The Church ran into questions, not only like these, but, more seriously, over the matter of just exactly who, or what, Jesus Christ was to be believed to be. An excellent man? A prophet filled with the Holy Ghost? A phantom? A creature begotten by God at some remote “point” in past eternity but not eternal as the Father is? These were the questions that vexed the early Church, and Scripture was adduced by all sides. The New Testament supplied everyone, heretic or orthodox, his ammunition. It took the Church in her councils of bishops to settle forever (they believed) such questions. We today believe what we believe about the Son of God because of the Councils at Nicaea, Chalcedon, Ephesus, and Constantinople.
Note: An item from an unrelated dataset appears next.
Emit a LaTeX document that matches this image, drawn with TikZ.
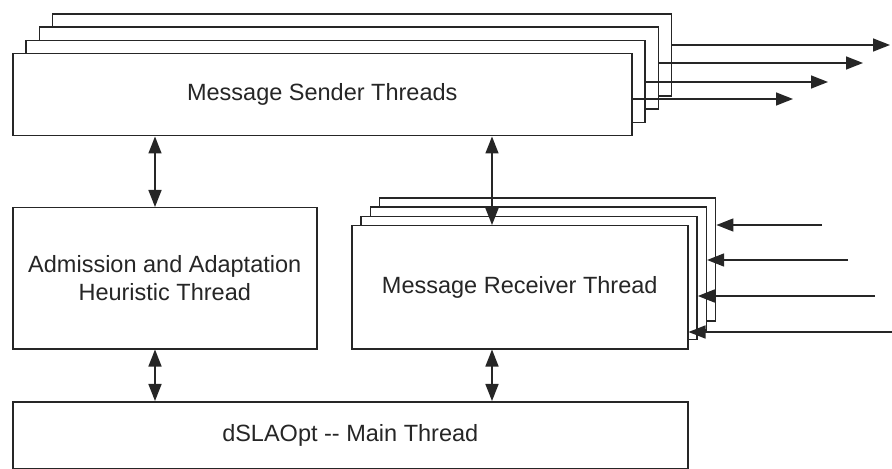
\documentclass[tikz,border=0pt]{standalone}
\usepackage{fontspec}
\setmainfont{Liberation Sans}
\usetikzlibrary{arrows.meta}

\definecolor{ink}{HTML}{262626}

\tikzset{
  tip/.tip={Triangle[length=17bp,width=13bp]},
  box/.style={draw=ink, fill=white, line width=1.5bp, inner sep=0pt,
              anchor=north west, text=ink,
              font=\fontsize{23.5bp}{28bp}\selectfont, align=center},
  link/.style={draw=ink, line width=1.5bp, -tip},
  dlink/.style={draw=ink, line width=1.5bp, tip-tip}
}

\begin{document}
\begin{tikzpicture}[x=1bp,y=-1bp]
\useasboundingbox (0,0) rectangle (892,469);

% stacked sender thread boxes (back to front)
\foreach \k in {3,2,1} {
  \node[box, minimum width=619bp, minimum height=82bp]
    (s\k) at (12+13.3*\k, 53-13.3*\k) {};
}
\node[box, minimum width=619bp, minimum height=82bp] (s0) at (12,53)
  {Message Sender Threads};

% outgoing messages, one per sender thread
\coordinate (o0) at (793,99);
\coordinate (o1) at (828,82);
\coordinate (o2) at (863,63);
\coordinate (o3) at (890,45);
\draw[link] (s3.east |- o3) -- (o3);
\draw[link] (s2.east |- o2) -- (o2);
\draw[link] (s1.east |- o1) -- (o1);
\draw[link] (s0.east |- o0) -- (o0);

% admission / adaptation heuristic
\node[box, minimum width=304bp, minimum height=141bp] (adm) at (12,207)
  {Admission and Adaptation\\Heuristic Thread};

% stacked receiver thread boxes (back to front)
\foreach \k in {3,2,1} {
  \node[box, minimum width=336bp, minimum height=123bp]
    (r\k) at (351+9.3*\k, 225-9.3*\k) {};
}
\node[box, minimum width=336bp, minimum height=123bp] (r0) at (351,225)
  {Message Receiver Thread};

% incoming messages, one per receiver box
\coordinate (i3) at (822,225);
\coordinate (i2) at (848,260);
\coordinate (i1) at (875,296);
\coordinate (i0) at (892,332);
\draw[link] (i3) -- (r3.east |- i3);
\draw[link] (i2) -- (r2.east |- i2);
\draw[link] (i1) -- (r1.east |- i1);
\draw[link] (i0) -- (r0.east |- i0);

% main thread
\node[box, minimum width=675bp, minimum height=67bp] (main) at (12,401)
  {dSLAOpt -{}- Main Thread};

% two-way links between threads
\coordinate (cl) at (155,0);
\coordinate (cr) at (492,0);
\draw[dlink] (s0.south -| cl) -- (adm.north -| cl);
\draw[dlink] (s0.south -| cr) -- (r0.north -| cr);
\draw[dlink] (adm.south -| cl) -- (main.north -| cl);
\draw[dlink] (r0.south -| cr) -- (main.north -| cr);
\end{tikzpicture}
\end{document}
We are not left forever leafing back and forth through the New Testament, shoring up our various points of view.

To be Catholic is to appeal to this. When Catholics recite the Creed, for example, it is not as though here were an item to be located either ahead of or behind Scripture. What is being articulated is “the Faith”, and this is authoritatively attested by Scripture and by the Church’s apostolic teaching authority, and that authority is present, as it has been from the beginning, in the Roman Catholic Church.